* Material provided
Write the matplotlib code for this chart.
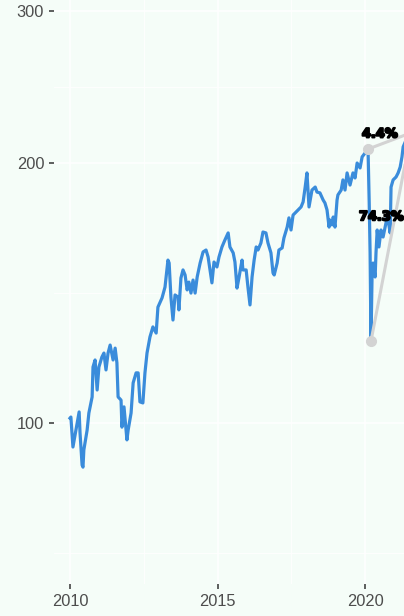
import numpy as np
import matplotlib
matplotlib.use("Agg")
import matplotlib.pyplot as plt
import matplotlib.patheffects as pe
from matplotlib.ticker import FixedLocator, NullFormatter, FixedFormatter

# ---- data (decimal year, index value) ----
dates = [2010.00, 2010.03, 2010.10, 2010.20, 2010.31, 2010.34, 2010.41, 2010.44, 2010.47, 2010.58,
         2010.64, 2010.75, 2010.78, 2010.85, 2010.92, 2010.98, 2011.08, 2011.15, 2011.22, 2011.29,
         2011.36, 2011.46, 2011.53, 2011.59, 2011.63, 2011.73, 2011.76, 2011.83, 2011.93, 2011.97,
         2012.07, 2012.14, 2012.24, 2012.31, 2012.37, 2012.47, 2012.54, 2012.61, 2012.71, 2012.81,
         2012.92, 2012.98, 2013.12, 2013.22, 2013.32, 2013.36, 2013.42, 2013.49, 2013.56, 2013.66,
         2013.69, 2013.76, 2013.83, 2013.90, 2013.97, 2014.03, 2014.10, 2014.17, 2014.24, 2014.31,
         2014.41, 2014.51, 2014.61, 2014.68, 2014.81, 2014.88, 2014.98, 2015.05, 2015.15, 2015.25,
         2015.36, 2015.42, 2015.53, 2015.59, 2015.66, 2015.73, 2015.83, 2015.86, 2015.97, 2016.03,
         2016.10, 2016.17, 2016.24, 2016.31, 2016.37, 2016.47, 2016.54, 2016.64, 2016.71, 2016.81,
         2016.88, 2016.92, 2017.02, 2017.08, 2017.19, 2017.25, 2017.36, 2017.42, 2017.49, 2017.56,
         2017.66, 2017.73, 2017.83, 2017.90, 2017.97, 2018.03, 2018.10, 2018.20, 2018.31, 2018.37,
         2018.47, 2018.58, 2018.64, 2018.71, 2018.78, 2018.81, 2018.88, 2018.92, 2018.98, 2019.05,
         2019.08, 2019.19, 2019.25, 2019.32, 2019.39, 2019.49, 2019.59, 2019.66, 2019.73, 2019.83,
         2019.90, 2020.00, 2020.10, 2020.14, 2020.17, 2020.20, 2020.24, 2020.27, 2020.34, 2020.37,
         2020.41, 2020.47, 2020.54, 2020.61, 2020.68, 2020.75, 2020.78, 2020.85, 2020.88, 2020.95,
         2021.05, 2021.12, 2021.19, 2021.25, 2021.29, 2021.39, 2021.49, 2021.56]
values = [101.3, 101.6, 93.8, 98.1, 103.0, 97.4, 89.4, 88.9, 93.1, 98.1,
          102.7, 107.2, 116.1, 118.3, 109.2, 116.1, 119.2, 120.5, 115.2, 120.5,
          123.1, 118.3, 122.1, 117.4, 107.2, 106.3, 98.9, 104.4, 95.6, 98.1,
          102.7, 111.3, 114.3, 114.3, 105.8, 105.5, 114.3, 120.5, 125.8, 129.2,
          127.1, 136.2, 139.6, 143.7, 154.4, 153.2, 139.9, 131.6, 140.7, 139.9,
          135.2, 147.2, 150.4, 148.4, 142.6, 145.6, 141.4, 146.4, 141.4, 147.6,
          153.2, 157.8, 158.6, 155.7, 145.3, 153.6, 151.6, 155.7, 159.9, 162.9,
          166.0, 159.9, 157.4, 153.6, 143.3, 147.6, 154.4, 150.4, 150.4, 143.7,
          137.0, 147.6, 154.4, 159.9, 158.6, 161.6, 166.4, 166.0, 161.6, 157.4,
          149.2, 148.4, 153.2, 158.6, 159.5, 163.8, 168.6, 172.8, 167.3, 174.1,
          175.5, 176.5, 177.9, 180.3, 187.6, 194.8, 177.9, 186.1, 187.6, 185.1,
          184.7, 181.2, 179.8, 176.5, 168.6, 171.8, 169.6, 173.2, 168.6, 181.2,
          183.7, 186.1, 191.2, 186.1, 194.8, 188.6, 194.8, 192.2, 200.0, 197.4,
          203.3, 205.4, 207.6, 179.8, 157.4, 124.4, 150.4, 153.2, 147.6, 157.4,
          167.3, 159.9, 167.3, 164.2, 168.6, 173.2, 171.8, 166.0, 187.6, 191.2,
          192.7, 194.8, 197.9, 203.3, 208.8, 212.7, 215.5, 216.8]

y_ticks = [100, 200, 300]
x_ticks = [2010, 2015, 2020]
x_tick_labels = ["2010", "2015", "2020"]
crash_year = 2020

# ---- styling ----
BG = "#F5FDF8"
BLUE = "#3A8CDB"
GREY = "#D3D3D3"
TXT = "#4D4D4D"

W, H = 404, 616
fig = plt.figure(figsize=(W / 100, H / 100), dpi=100, facecolor=BG)
# panel extends past the right edge (clipped like the reference)
ax = fig.add_axes([54 / W, (H - 584) / H, (430 - 54) / W, 584 / H])
ax.set_facecolor(BG)

ax.set_yscale("log")
ax.set_xlim(2009.458, 2022.20)
ax.set_ylim(65.1, 308.9)

# grid
major_y = [50] + y_ticks
minor_y = [np.sqrt(a * b) for a, b in zip(major_y[:-1], major_y[1:])]
minor_x = [(a + b) / 2 for a, b in zip(x_ticks[:-1], x_ticks[1:])]
ax.yaxis.set_major_locator(FixedLocator(y_ticks))
ax.yaxis.set_minor_locator(FixedLocator(minor_y))
ax.yaxis.set_major_formatter(FixedFormatter([str(v) for v in y_ticks]))
ax.yaxis.set_minor_formatter(NullFormatter())
ax.xaxis.set_major_locator(FixedLocator(x_ticks))
ax.xaxis.set_minor_locator(FixedLocator(minor_x))
ax.set_xticklabels(x_tick_labels)

ax.grid(True, which="major", color="white", lw=1.1, zorder=0)
ax.grid(True, which="minor", color="white", lw=0.6, zorder=0)
ax.set_axisbelow(True)

for s in ax.spines.values():
    s.set_visible(False)

ax.tick_params(which="major", length=3.6, width=1.1, color="#333333",
               labelcolor=TXT, labelsize=11.8, pad=3.5)
ax.tick_params(which="minor", length=0)
for lab in ax.get_xticklabels() + ax.get_yticklabels():
    lab.set_family(["Liberation Sans", "DejaVu Sans"])

# main line
ax.plot(dates, values, color=BLUE, lw=2.3, zorder=3, solid_joinstyle="round")

# peak / trough (of the crash) to last annotations
d = np.array(dates)
vals = np.array(values)
crash = np.where(d >= crash_year)[0]
i_peak = int(crash[np.argmax(vals[crash][:5])])
after = np.where(d > dates[i_peak])[0]
i_trough = int(after[np.argmin(vals[after])])
i_last = len(values) - 1
for i_from, dy in [(i_peak, 5.0), (i_trough, 14.5)]:
    ax.plot([dates[i_from], dates[i_last]], [values[i_from], values[i_last]],
            color=GREY, lw=2.2, zorder=4, solid_capstyle="round")
    ax.plot([dates[i_from]], [values[i_from]], "o", color=GREY, ms=7, zorder=5)
    pct = (values[i_last] / values[i_from] - 1) * 100
    mx = (dates[i_from] + dates[i_last]) / 2
    my = np.sqrt(values[i_from] * values[i_last])
    ax.annotate(f"{pct:.1f}%", (mx, my), xytext=(-7, dy), textcoords="offset points",
                ha="center", va="center", fontsize=9.3, fontweight="bold", color="black",
                family=["DejaVu Sans"], zorder=6,
                path_effects=[pe.withStroke(linewidth=1.4, foreground="black")])
ax.plot([dates[i_last]], [values[i_last]], "o", color=GREY, ms=7, zorder=5)

fig.savefig("out.png", dpi=100, facecolor=BG)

* Aim of the exercise
Exactly as they appear, print the lines of the listing above from its first line through the line that contains "from matplotlib.ticker import", minus the pictures.

* Reply
Write the matplotlib code for this chart.
import numpy as np
import matplotlib
matplotlib.use("Agg")
import matplotlib.pyplot as plt
import matplotlib.patheffects as pe
from matplotlib.ticker import FixedLocator, NullFormatter, FixedFormatter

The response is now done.